A federal judge has ordered Titan Medical Enterprises, a Santa Fe Springs, Calif.-based manufacturer, and its owner, James L. McDaniel, to stop manufacturing and distributing drugs and dietary supplements in domestic commerce until their manufacturing operations comply with the Federal Food, Drug, and Cosmetic Act.
The court found that the company and McDaniel violated the Act by failing to follow current Good Manufacturing Practice (GMP) for drugs and for dietary supplements. The court also found that the defendants violated federal law by distributing unapproved new drugs in violation of the Act. Prior to entry of the court’s order, Titan Medical Enterprises manufactured and domestically distributed a variety of drugs and dietary supplements.
“The FDA continues to take strong enforcement actions against companies that fail to comply with federal drug and dietary supplement manufacturing regulations,” said Melinda K. Plaisier, acting associate commissioner for regulatory affairs. “The actions we are taking are necessary to make sure that the drugs and dietary supplements consumers purchase have been manufactured in compliance with cGMP."
Nine FDA inspections of Titan between 2001 and 2012 revealed that the company’s drugs were not manufactured and distributed in compliance with Drug cGMP. Violations included failure to establish an adequate written testing program to assess the stability of finished products and failure to establish and follow adequate laboratory controls.

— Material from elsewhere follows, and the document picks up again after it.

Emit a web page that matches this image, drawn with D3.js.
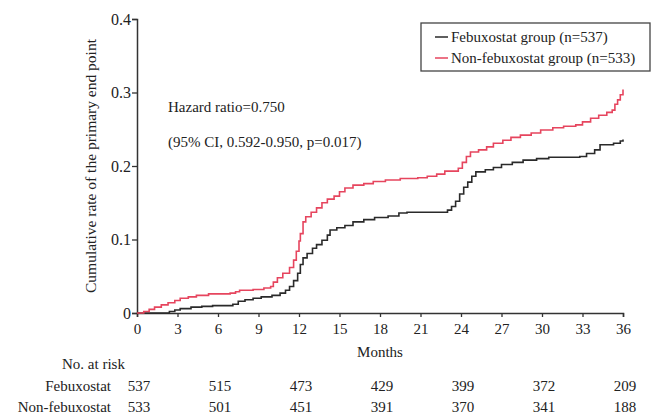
<!DOCTYPE html>
<html><head><meta charset="utf-8">
<script src="https://cdn.jsdelivr.net/npm/d3@7"></script>
<style>body{margin:0;background:#fff}svg{display:block}text{font-family:"Liberation Serif","Times New Roman",serif;fill:#222}</style>
</head><body><svg id="c" width="654" height="414"></svg>
<script>
const xTicks = [0,3,6,9,12,15,18,21,24,27,30,33,36];
const yTicks = [0,0.1,0.2,0.3,0.4];
const yTickLabels = ["0","0.1","0.2","0.3","0.4"];
const seriesNames = ["Febuxostat group (n=537)","Non-febuxostat group (n=533)"];
const seriesColors = ["#2a2a2a","#e6455e"];
const febTime = [0,2.4,2.8,3.2,4.0,4.8,5.6,7.1,7.5,8.0,8.6,9.2,10.0,10.6,11.0,11.3,11.6,11.9,12.1,12.3,12.6,13.0,13.3,13.7,14.1,14.3,14.8,15.4,16.0,16.8,17.6,18.6,19.4,20.0,23.0,23.3,23.6,23.9,24.2,24.5,24.8,25.1,25.8,26.4,27.0,27.8,28.6,29.6,30.5,32.8,33.3,33.9,34.3,35.3,35.8,36.0];
const febRate = [0,0.002,0.004,0.006,0.008,0.009,0.010,0.012,0.016,0.018,0.020,0.022,0.024,0.027,0.031,0.036,0.044,0.054,0.066,0.075,0.081,0.088,0.093,0.099,0.106,0.113,0.116,0.119,0.124,0.127,0.130,0.132,0.136,0.137,0.140,0.145,0.152,0.162,0.171,0.178,0.186,0.192,0.195,0.198,0.202,0.205,0.208,0.210,0.212,0.213,0.217,0.222,0.229,0.231,0.234,0.236];
const nonTime = [0,0.5,0.9,1.3,1.8,2.3,2.8,3.2,3.8,4.4,5.3,6.9,7.3,7.6,8.6,9.4,9.9,10.1,10.4,10.8,11.3,11.6,11.8,12.0,12.1,12.3,12.5,12.9,13.3,13.7,14.1,14.6,15.0,15.4,16.0,16.8,17.5,18.4,19.5,20.8,21.5,22.2,22.8,23.8,24.1,24.4,24.7,25.3,25.9,26.4,27.1,27.7,28.4,29.2,29.9,30.8,31.6,32.5,33.0,33.6,34.2,34.8,35.2,35.4,35.6,35.8,36.0];
const nonRate = [0,0.002,0.005,0.008,0.011,0.014,0.017,0.020,0.022,0.024,0.026,0.027,0.029,0.031,0.032,0.034,0.036,0.042,0.048,0.054,0.062,0.072,0.084,0.098,0.108,0.124,0.131,0.137,0.143,0.150,0.155,0.159,0.165,0.170,0.174,0.176,0.179,0.181,0.183,0.184,0.186,0.189,0.193,0.197,0.205,0.213,0.219,0.222,0.226,0.231,0.235,0.239,0.242,0.245,0.249,0.252,0.254,0.256,0.260,0.265,0.269,0.273,0.276,0.284,0.290,0.297,0.304];
const riskMonths = [0,6,12,18,24,30,36];
const riskGroups = ["Febuxostat","Non-febuxostat"];
const febRisk = [537,515,473,429,399,372,209];
const nonRisk = [533,501,451,391,370,341,188];
const annotations = ["Hazard ratio=0.750","(95% CI, 0.592-0.950, p=0.017)"];

const svg = d3.select("#c");
const x = d3.scaleLinear().domain([0,36]).range([137,623]);
const y = d3.scaleLinear().domain([0,0.4]).range([313,19]);
const FS = 15;

// axes
const gx = svg.append("g").attr("transform","translate(0,313)")
  .call(d3.axisBottom(x).tickValues(xTicks).tickSize(4).tickPadding(6).tickFormat(d3.format("d")));
const gy = svg.append("g").attr("transform","translate(137,0)")
  .call(d3.axisLeft(y).tickValues(yTicks).tickSize(5).tickPadding(1).tickFormat((d,i)=>yTickLabels[i]));
[gx,gy].forEach(g=>{
  g.select(".domain").attr("stroke","#333").attr("stroke-width",1.5);
  g.selectAll(".tick line").attr("stroke","#333").attr("stroke-width",1.3);
  g.selectAll(".tick text").attr("font-family","Liberation Serif").attr("font-size",FS).attr("fill","#222");
});
gy.selectAll(".tick text").attr("font-size",16);

// lines
const line = d3.line().x(d=>x(d[0])).y(d=>y(d[1])).curve(d3.curveStepAfter);
const series = [d3.zip(febTime,febRate), d3.zip(nonTime,nonRate)];
svg.selectAll("path.km").data(series).join("path").attr("class","km")
  .attr("d",line).attr("fill","none")
  .attr("stroke",(d,i)=>seriesColors[i]).attr("stroke-width",1.6);

// axis titles
svg.append("text").attr("transform","translate(96,166) rotate(-90)")
  .attr("text-anchor","middle").attr("font-size",15.5).text("Cumulative rate of the primary end point");
svg.append("text").attr("x",380).attr("y",357).attr("text-anchor","middle").attr("font-size",FS).text("Months");

// annotations
svg.selectAll("text.ann").data(annotations).join("text").attr("class","ann")
  .attr("x",168).attr("y",(d,i)=>112+i*35).attr("font-size",FS).text(d=>d);

// legend
const lg = svg.append("g");
lg.append("rect").attr("x",421).attr("y",23).attr("width",229).attr("height",48)
  .attr("fill","#fff").attr("stroke","#444").attr("stroke-width",1.3);
seriesNames.forEach((n,i)=>{
  const cy = 37 + i*21;
  lg.append("line").attr("x1",435).attr("x2",448).attr("y1",cy).attr("y2",cy)
    .attr("stroke",seriesColors[i]).attr("stroke-width",1.5);
  lg.append("text").attr("x",451).attr("y",cy+5).attr("font-size",FS).text(n);
});

// number at risk
svg.append("text").attr("x",62).attr("y",369).attr("font-size",FS).text("No. at risk");
const riskRows = [febRisk, nonRisk];
riskGroups.forEach((g,i)=>{
  const by = 391 + i*21;
  svg.append("text").attr("x",111).attr("y",by).attr("text-anchor","end").attr("font-size",FS).text(g);
  svg.selectAll("text.r"+i).data(riskRows[i]).join("text").attr("class","r"+i)
    .attr("x",(d,j)=>x(riskMonths[j])+2).attr("y",by).attr("text-anchor","middle").attr("font-size",FS).text(d=>d);
});
</script></body></html>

The Dietary Supplement cGMP regulations went into effect in 2007 and became effective over the following three years based on company size. Titan’s compliance date was in 2010, and FDA inspections in 2010, 2011 and 2012 revealed that Titan violated the Dietary Supplement cGMP regulations by, among other things, failing to verify that a subset of finished dietary supplement batches met product specifications and failing to adequately confirm the identity of dietary supplement components.